India by Rail - Royston Ellis. If you are planning really extensive train travel, your best bet is to pick up this little gem of a book. It is replete with anecdotes, tips, practical information, and tricks of the trade for negotiating the frustrating and confusing world of the Indian Rail.
Third Class Ticket - Heather Wood. (Fiction) A poor Indian village woman bequeaths money to her fellow villagers so that they can take a train journey across India. A real glimpse into how Indians view India.
My India - Jim Corbett. (Available in India) Before he was a big game hunter, Jim Corbett worked for the Bengal and Northwestern railway. This book, which is actually about his life in the Kumaon Hills, has some great reminiscences from his railway experiences.
Anthology of Railway Stories - Ruskin Bond. (Available in India) One of the most prolific writers of Indian lore has some hilarious and insightful accounts of travel on the railways.
Building the Railways of the Raj - Ian Kerr. A bit dry and technical perhaps, but a good historical account of the building of the railways.

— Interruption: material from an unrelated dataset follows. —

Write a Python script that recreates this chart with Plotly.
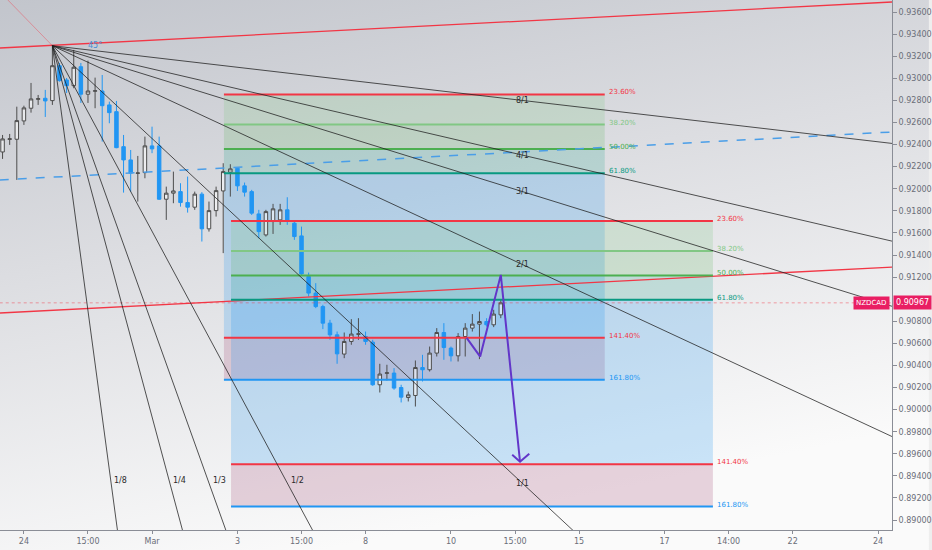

Thomas Cook's Overseas Railway Guide - Be sure to get the one with the blue cover - the orange one is for Europe. This is the most readily available timetables in The USA. It's pretty complete but doesn't help too much for figuring out which train is best.
Trains at a Glance This is available at train stations all over India for about 20 Rupees and has all the major trains listed.
Newman's Indian Bradshaw For serious gricers!
(And if you know what that word means, this could be the book for you!) Published
monthly, it is three hundred pages of all the train minutia. Available in
India, but it is a bit hard to find.